= RECORDS FOR THE EXERCISE =
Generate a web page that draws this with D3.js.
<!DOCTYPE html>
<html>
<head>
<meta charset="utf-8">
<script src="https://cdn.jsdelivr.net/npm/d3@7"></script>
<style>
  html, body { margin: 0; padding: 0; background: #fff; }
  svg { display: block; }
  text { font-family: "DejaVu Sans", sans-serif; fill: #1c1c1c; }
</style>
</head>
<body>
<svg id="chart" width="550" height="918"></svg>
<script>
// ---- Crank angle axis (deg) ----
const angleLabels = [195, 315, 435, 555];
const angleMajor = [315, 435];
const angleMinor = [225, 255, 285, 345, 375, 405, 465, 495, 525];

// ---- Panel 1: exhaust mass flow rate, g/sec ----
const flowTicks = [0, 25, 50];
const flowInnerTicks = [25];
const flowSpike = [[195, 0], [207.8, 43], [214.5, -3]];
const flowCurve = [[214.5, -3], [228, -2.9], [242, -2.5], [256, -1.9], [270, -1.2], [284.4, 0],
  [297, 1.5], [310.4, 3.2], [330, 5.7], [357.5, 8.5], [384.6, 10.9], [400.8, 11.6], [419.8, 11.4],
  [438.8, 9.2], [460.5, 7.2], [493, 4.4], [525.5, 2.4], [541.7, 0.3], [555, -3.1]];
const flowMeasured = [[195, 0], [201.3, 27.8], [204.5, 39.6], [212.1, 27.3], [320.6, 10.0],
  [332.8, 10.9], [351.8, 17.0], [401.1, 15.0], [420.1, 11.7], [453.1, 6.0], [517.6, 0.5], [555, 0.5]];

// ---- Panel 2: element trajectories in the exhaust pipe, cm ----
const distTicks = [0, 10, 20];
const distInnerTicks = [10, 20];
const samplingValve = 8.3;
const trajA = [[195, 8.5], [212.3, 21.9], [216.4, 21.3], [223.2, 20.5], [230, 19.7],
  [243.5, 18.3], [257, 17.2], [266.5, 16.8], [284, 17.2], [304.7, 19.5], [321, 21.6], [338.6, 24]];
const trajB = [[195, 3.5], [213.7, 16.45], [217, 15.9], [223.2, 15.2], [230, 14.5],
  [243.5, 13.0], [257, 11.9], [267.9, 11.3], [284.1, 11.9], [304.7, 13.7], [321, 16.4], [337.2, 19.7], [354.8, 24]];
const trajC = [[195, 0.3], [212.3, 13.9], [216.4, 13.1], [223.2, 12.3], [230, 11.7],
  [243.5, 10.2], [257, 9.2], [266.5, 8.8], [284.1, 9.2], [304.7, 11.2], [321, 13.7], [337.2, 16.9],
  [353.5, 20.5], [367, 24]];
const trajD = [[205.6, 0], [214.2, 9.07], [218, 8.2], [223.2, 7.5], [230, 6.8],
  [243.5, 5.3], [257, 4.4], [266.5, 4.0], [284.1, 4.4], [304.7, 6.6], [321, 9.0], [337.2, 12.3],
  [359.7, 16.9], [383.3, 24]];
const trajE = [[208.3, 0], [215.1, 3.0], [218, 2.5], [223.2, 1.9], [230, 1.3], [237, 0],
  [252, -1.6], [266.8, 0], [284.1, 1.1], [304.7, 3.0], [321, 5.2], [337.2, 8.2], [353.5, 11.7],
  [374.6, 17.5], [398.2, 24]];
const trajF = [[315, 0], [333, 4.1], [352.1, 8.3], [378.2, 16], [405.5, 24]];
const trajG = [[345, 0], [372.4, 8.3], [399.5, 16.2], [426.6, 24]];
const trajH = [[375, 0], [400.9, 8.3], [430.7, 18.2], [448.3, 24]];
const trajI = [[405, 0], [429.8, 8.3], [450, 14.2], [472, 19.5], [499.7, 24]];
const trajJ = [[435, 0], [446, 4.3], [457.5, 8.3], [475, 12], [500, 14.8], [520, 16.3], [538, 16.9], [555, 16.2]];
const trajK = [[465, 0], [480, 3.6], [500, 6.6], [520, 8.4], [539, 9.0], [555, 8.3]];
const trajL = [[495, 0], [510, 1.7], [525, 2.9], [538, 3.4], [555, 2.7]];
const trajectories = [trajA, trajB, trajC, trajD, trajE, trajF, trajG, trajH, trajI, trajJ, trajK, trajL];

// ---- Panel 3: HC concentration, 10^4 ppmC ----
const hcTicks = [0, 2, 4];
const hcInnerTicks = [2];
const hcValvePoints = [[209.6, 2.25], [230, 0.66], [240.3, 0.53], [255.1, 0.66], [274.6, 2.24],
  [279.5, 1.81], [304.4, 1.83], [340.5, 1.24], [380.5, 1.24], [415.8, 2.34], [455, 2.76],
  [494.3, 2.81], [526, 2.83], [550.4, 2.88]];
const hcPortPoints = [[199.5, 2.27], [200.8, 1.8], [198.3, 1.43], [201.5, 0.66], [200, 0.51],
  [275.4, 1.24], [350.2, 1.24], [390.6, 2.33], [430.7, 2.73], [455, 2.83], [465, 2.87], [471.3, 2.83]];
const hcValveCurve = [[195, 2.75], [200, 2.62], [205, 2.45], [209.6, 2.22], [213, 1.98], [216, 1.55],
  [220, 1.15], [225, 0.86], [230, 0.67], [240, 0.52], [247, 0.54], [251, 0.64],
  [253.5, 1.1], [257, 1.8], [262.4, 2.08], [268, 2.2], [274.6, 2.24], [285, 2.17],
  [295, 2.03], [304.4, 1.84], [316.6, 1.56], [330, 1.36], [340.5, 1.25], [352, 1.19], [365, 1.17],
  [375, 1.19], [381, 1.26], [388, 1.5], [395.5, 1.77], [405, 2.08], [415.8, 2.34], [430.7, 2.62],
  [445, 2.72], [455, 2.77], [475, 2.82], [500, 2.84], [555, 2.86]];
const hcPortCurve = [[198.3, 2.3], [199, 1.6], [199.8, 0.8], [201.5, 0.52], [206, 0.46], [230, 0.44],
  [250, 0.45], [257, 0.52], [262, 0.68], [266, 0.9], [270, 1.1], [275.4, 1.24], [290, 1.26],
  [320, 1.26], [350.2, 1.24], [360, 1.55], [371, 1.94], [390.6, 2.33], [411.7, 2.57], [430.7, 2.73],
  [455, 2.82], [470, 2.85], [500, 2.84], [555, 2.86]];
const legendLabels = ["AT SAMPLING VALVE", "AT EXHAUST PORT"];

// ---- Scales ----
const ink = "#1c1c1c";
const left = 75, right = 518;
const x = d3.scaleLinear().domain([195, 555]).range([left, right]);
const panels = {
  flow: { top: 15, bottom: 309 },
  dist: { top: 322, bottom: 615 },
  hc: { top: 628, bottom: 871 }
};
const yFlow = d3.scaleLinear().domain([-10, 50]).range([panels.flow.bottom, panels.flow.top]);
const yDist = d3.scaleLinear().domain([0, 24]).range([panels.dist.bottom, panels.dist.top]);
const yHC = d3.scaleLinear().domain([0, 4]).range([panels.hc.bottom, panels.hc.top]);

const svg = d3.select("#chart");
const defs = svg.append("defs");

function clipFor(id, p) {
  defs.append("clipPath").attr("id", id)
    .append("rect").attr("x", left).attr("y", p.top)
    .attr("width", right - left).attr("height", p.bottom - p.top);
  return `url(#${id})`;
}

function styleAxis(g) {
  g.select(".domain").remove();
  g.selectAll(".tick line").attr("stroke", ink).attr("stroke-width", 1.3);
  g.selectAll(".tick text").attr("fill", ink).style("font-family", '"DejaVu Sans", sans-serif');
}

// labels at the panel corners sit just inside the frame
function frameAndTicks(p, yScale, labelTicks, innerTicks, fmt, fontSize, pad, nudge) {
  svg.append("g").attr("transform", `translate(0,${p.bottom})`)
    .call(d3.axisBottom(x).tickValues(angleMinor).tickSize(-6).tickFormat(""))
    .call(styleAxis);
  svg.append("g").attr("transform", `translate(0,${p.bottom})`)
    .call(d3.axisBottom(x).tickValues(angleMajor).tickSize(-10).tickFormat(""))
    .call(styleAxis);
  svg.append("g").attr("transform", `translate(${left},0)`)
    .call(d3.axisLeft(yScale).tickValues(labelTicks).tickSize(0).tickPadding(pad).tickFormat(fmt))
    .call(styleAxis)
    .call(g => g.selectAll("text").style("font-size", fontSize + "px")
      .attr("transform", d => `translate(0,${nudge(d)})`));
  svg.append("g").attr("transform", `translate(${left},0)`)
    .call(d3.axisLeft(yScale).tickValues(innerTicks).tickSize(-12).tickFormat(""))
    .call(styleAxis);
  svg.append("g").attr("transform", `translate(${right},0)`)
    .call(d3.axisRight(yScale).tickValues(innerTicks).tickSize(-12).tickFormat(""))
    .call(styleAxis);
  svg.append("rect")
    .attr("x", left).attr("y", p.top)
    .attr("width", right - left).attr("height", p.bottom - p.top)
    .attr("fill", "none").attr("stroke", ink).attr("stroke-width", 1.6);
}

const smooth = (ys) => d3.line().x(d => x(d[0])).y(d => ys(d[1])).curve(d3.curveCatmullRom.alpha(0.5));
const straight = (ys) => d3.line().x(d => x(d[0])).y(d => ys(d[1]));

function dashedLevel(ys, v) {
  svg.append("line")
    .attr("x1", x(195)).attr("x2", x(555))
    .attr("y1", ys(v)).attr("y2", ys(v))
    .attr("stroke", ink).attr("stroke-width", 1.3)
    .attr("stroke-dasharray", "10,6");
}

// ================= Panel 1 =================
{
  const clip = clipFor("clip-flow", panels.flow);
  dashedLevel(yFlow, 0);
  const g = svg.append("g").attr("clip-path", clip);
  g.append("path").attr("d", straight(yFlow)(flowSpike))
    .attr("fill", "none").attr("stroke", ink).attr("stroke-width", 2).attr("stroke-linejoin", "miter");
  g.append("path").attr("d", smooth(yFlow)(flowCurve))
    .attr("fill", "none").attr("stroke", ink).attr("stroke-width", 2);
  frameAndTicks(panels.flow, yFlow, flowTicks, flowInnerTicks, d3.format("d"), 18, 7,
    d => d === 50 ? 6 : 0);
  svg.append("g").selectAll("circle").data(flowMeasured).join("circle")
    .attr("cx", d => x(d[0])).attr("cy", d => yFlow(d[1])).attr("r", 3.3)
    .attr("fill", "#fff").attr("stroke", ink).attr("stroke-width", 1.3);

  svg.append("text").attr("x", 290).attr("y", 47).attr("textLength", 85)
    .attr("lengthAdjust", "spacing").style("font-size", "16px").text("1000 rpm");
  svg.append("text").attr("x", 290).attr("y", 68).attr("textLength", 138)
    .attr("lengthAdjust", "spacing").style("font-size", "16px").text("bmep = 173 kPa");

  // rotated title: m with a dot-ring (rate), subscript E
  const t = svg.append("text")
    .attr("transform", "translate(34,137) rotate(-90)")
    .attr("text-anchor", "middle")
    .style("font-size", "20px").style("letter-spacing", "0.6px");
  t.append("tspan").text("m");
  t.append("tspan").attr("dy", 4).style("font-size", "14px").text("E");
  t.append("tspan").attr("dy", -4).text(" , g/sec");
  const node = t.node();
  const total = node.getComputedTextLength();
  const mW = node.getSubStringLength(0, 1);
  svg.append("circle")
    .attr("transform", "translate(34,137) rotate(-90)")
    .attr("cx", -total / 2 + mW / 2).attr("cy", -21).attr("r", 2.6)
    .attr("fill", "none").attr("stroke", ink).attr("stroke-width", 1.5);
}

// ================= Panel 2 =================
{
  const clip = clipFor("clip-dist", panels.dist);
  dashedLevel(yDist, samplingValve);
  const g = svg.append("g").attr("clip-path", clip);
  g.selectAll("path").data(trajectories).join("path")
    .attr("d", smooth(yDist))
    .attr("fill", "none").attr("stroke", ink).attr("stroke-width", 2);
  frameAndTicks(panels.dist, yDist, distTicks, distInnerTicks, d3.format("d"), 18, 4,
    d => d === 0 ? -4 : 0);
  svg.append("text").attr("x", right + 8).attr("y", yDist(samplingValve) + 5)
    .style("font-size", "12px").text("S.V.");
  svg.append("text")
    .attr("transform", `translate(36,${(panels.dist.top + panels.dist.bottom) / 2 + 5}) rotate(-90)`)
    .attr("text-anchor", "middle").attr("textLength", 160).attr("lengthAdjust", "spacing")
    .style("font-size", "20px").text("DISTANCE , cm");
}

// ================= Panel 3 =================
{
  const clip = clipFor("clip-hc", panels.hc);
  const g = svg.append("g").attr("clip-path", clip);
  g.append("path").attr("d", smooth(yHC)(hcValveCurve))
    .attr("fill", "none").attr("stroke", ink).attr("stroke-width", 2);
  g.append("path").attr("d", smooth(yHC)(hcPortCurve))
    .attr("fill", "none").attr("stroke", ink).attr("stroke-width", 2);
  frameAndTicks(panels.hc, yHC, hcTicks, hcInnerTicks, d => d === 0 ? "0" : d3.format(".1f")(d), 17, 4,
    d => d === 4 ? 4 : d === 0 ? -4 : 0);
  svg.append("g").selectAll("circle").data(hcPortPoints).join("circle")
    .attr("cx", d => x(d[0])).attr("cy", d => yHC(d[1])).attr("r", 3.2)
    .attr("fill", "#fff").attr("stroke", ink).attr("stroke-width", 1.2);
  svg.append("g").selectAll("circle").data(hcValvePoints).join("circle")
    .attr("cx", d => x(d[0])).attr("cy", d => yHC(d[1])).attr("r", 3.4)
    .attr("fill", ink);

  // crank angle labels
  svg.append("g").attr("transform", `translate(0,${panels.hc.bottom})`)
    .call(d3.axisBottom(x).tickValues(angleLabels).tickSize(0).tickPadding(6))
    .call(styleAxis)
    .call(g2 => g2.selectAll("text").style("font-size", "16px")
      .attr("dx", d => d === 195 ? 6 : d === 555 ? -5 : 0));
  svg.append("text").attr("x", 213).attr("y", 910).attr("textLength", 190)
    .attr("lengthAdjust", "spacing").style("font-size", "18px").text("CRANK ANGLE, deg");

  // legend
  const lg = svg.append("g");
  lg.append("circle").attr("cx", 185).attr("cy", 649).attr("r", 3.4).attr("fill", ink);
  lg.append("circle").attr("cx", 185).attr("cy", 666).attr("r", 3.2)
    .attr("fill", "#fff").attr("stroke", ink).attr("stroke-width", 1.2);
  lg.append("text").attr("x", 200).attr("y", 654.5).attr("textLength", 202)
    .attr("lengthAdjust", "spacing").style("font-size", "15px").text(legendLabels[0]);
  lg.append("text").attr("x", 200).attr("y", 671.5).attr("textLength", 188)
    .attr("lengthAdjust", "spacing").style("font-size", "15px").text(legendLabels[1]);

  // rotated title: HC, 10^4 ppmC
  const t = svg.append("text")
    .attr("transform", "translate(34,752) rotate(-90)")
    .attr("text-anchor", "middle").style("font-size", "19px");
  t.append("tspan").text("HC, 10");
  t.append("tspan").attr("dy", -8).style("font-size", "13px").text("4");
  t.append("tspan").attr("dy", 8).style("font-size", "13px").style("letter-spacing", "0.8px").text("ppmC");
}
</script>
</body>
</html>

...

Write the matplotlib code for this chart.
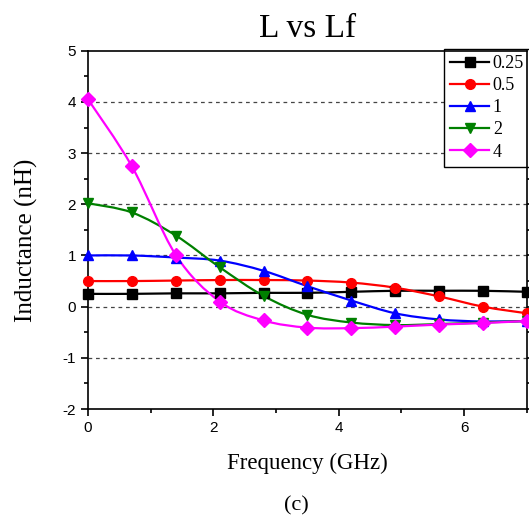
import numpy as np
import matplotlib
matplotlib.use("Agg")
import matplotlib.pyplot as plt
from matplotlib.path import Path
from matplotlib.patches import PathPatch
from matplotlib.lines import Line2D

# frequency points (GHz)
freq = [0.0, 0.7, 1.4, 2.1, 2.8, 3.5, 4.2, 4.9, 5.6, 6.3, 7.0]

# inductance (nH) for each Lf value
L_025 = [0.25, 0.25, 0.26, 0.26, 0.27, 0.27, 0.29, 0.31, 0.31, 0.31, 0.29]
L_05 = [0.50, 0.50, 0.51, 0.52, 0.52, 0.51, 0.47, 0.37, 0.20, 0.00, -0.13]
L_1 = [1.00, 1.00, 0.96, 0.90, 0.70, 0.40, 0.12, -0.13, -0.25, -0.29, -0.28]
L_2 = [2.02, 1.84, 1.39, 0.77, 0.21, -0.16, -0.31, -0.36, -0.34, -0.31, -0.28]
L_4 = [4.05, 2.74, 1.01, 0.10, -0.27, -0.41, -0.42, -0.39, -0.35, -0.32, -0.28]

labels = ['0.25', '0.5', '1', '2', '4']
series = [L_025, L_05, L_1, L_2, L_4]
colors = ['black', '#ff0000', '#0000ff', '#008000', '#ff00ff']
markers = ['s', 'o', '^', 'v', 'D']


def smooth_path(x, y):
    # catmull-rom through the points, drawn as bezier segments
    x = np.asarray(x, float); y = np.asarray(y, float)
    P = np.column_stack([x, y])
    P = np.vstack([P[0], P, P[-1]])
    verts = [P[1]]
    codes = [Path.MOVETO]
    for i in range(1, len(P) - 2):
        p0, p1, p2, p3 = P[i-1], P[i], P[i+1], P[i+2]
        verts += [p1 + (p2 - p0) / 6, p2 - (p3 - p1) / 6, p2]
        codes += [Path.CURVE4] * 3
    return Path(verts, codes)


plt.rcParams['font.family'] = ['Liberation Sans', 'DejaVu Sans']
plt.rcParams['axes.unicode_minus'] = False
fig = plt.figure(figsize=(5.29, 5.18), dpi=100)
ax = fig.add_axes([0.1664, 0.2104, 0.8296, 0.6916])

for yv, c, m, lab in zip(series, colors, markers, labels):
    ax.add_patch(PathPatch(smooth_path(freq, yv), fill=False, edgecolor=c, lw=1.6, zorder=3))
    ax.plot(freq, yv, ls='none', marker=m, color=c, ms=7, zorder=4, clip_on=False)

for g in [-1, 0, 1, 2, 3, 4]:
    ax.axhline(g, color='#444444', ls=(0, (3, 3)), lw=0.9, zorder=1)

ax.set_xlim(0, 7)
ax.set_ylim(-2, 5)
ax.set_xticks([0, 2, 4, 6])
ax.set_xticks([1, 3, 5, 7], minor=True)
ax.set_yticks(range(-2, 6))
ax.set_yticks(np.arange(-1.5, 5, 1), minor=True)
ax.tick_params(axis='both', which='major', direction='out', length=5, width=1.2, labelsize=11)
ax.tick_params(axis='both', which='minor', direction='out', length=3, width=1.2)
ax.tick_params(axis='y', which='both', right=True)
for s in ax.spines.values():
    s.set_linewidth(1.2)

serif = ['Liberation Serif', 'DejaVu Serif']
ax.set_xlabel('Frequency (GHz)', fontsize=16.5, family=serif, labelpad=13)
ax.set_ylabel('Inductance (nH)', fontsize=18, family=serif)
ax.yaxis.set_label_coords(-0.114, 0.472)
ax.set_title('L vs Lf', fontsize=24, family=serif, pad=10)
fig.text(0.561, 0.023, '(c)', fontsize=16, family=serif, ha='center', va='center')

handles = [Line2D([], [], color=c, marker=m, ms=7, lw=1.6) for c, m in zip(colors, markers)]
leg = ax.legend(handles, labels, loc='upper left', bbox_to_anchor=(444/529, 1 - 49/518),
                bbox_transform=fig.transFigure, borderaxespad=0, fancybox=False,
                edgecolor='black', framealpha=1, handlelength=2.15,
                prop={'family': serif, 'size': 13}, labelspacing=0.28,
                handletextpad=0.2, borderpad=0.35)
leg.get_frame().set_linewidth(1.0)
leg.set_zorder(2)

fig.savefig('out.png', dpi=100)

= EXERCISE REQUIREMENTS =
Using the data above, reproduce exactly the lines from the line that contains "Generate a web" through the line that contains "465, 495, 525];", including both.

= OUTPUT FOR THIS EXERCISE =
Generate a web page that draws this with D3.js.
<!DOCTYPE html>
<html>
<head>
<meta charset="utf-8">
<script src="https://cdn.jsdelivr.net/npm/d3@7"></script>
<style>
  html, body { margin: 0; padding: 0; background: #fff; }
  svg { display: block; }
  text { font-family: "DejaVu Sans", sans-serif; fill: #1c1c1c; }
</style>
</head>
<body>
<svg id="chart" width="550" height="918"></svg>
<script>
// ---- Crank angle axis (deg) ----
const angleLabels = [195, 315, 435, 555];
const angleMajor = [315, 435];
const angleMinor = [225, 255, 285, 345, 375, 405, 465, 495, 525];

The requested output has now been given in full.